Exercise details: Copy out all lines where "this" appears.

__________________________________________________

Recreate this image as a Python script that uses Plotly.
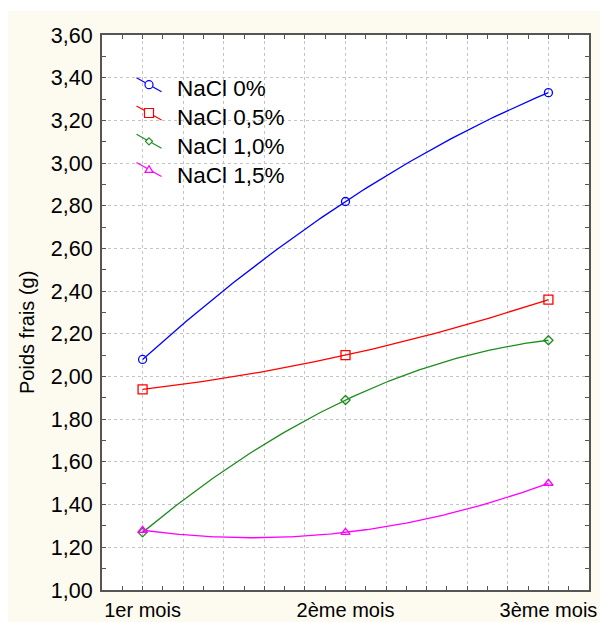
import numpy as np
import plotly.graph_objects as go

# Monthly fresh weight (g) for each salt treatment
months = ["1er mois", "2ème mois", "3ème mois"]
nacl_0 = [2.08, 2.82, 3.33]
nacl_05 = [1.94, 2.10, 2.36]
nacl_10 = [1.27, 1.89, 2.17]
nacl_15 = [1.28, 1.27, 1.50]

series = [
    ("NaCl 0%", nacl_0, "#0000FF", "circle-open", 8),
    ("NaCl 0,5%", nacl_05, "#FF0000", "square-open", 9),
    ("NaCl 1,0%", nacl_10, "#1E8C1E", "diamond-open", 7),
    ("NaCl 1,5%", nacl_15, "#FF00FF", "triangle-up-open", 8),
]

FONT = "Liberation Sans, Arial, sans-serif"
W, H = 600, 622
ML, MR, MT, MB = 102, 11, 35, 32
PW, PH = W - ML - MR, H - MT - MB


def px(x):
    return (x - ML) / PW


def py(y):
    return (H - MB - y) / PH


xpos = np.arange(len(months), dtype=float)
xfine = np.linspace(xpos[0], xpos[-1], 121)

fig = go.Figure()
for name, vals, color, symbol, size in series:
    # quadratic trend through the three monthly means
    coef = np.polyfit(xpos, vals, 2)
    fig.add_trace(go.Scatter(
        x=xfine, y=np.polyval(coef, xfine), mode="lines",
        line=dict(color=color, width=1.3), showlegend=False, hoverinfo="skip"))
    fig.add_trace(go.Scatter(
        x=xpos, y=vals, mode="markers", showlegend=False, name=name,
        marker=dict(symbol=symbol, size=size, color=color,
                    line=dict(width=1.3, color=color))))

# category ticks with a grid every 0.2 between them
xgrid = np.round(np.arange(-0.2, 2.21, 0.2), 2)
xlabels = [months[int(round(v))] if abs(v - round(v)) < 1e-9 and 0 <= round(v) < len(months) else ""
           for v in xgrid]

axis_common = dict(
    showline=True, linecolor="#555555", linewidth=2, mirror="allticks",
    ticks="inside", ticklen=4, tickcolor="#555555", tickwidth=1,
    showgrid=True, gridcolor="#C4C4C4", griddash="dot", gridwidth=1,
    zeroline=False, automargin=False,
    tickfont=dict(family=FONT, size=20, color="#000000"),
)

# hand-drawn legend: slanted key line, marker glyph, label
shapes = [
    # white strips outside the framed panel
    dict(type="rect", xref="paper", yref="paper", layer="below",
         x0=px(0), x1=px(8), y0=py(H), y1=py(0), fillcolor="#FFFFFF", line=dict(width=0)),
    dict(type="rect", xref="paper", yref="paper", layer="below",
         x0=px(0), x1=px(W), y0=py(11), y1=py(0), fillcolor="#FFFFFF", line=dict(width=0)),
]
annotations = [dict(
    text="Poids frais (g)", textangle=-90, showarrow=False,
    xref="paper", yref="paper", x=px(27), y=py(333),
    xanchor="center", yanchor="middle",
    font=dict(family=FONT, size=20, color="#000000"))]

for i, (name, vals, color, symbol, size) in enumerate(series):
    cy = 84.7 + 28.3 * i
    cx = 149.0
    shapes.append(dict(type="line", xref="paper", yref="paper",
                       x0=px(cx - 12.5), y0=py(cy - 7), x1=px(cx + 12.5), y1=py(cy + 7),
                       line=dict(color=color, width=1.2)))
    r = size / 2
    mk = dict(xref="paper", yref="paper", line=dict(color=color, width=1.2), fillcolor="#FFFFFF")
    if symbol.startswith("circle"):
        shapes.append(dict(type="circle", x0=px(cx - r), x1=px(cx + r), y0=py(cy + r), y1=py(cy - r), **mk))
    elif symbol.startswith("square"):
        shapes.append(dict(type="rect", x0=px(cx - r), x1=px(cx + r), y0=py(cy + r), y1=py(cy - r), **mk))
    elif symbol.startswith("diamond"):
        path = (f"M {px(cx)} {py(cy - r)} L {px(cx + r)} {py(cy)} "
                f"L {px(cx)} {py(cy + r)} L {px(cx - r)} {py(cy)} Z")
        shapes.append(dict(type="path", path=path, **mk))
    else:
        path = (f"M {px(cx)} {py(cy - r)} L {px(cx + r)} {py(cy + r * 0.7)} "
                f"L {px(cx - r)} {py(cy + r * 0.7)} Z")
        shapes.append(dict(type="path", path=path, **mk))
    annotations.append(dict(
        text=name, showarrow=False, xref="paper", yref="paper",
        x=px(175), y=py(88.7 + 28.8 * i), xanchor="left", yanchor="middle",
        font=dict(family=FONT, size=22.5, color="#000000")))

fig.update_layout(
    width=W, height=H,
    margin=dict(l=ML, r=MR, t=MT, b=MB),
    paper_bgcolor="#FDFAF0", plot_bgcolor="#FFFFFF",
    separators=", ",
    font=dict(family=FONT, color="#000000"),
    xaxis=dict(range=[-0.2, 2.2], tickmode="array", tickvals=xgrid, ticktext=xlabels,
               ticklabelstandoff=1,
               minor=dict(tickmode="linear", tick0=0, dtick=0.1, ticks="inside",
                          ticklen=4, tickcolor="#555555", showgrid=False),
               **axis_common),
    yaxis=dict(range=[1.0, 3.6], tickmode="linear", tick0=1.0, dtick=0.2,
               tickformat=".2f", ticklabelstandoff=3,
               minor=dict(tickmode="linear", tick0=1.0, dtick=0.1, ticks="inside",
                          ticklen=4, tickcolor="#555555", showgrid=False),
               **axis_common),
    showlegend=False,
    annotations=annotations,
    shapes=shapes,
)
fig.update_yaxes(tickfont=dict(size=21.5))

fig.write_html("out.html")
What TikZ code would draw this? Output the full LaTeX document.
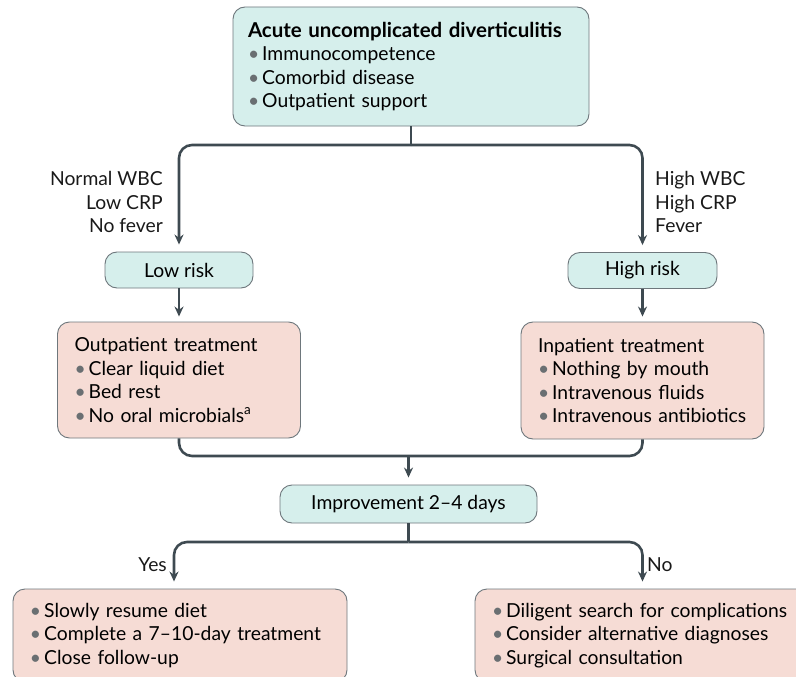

__________________________________________________

Problem solution:
Recreate this image as a Python script that uses Plotly.
What TikZ code would draw this? Output the full LaTeX document.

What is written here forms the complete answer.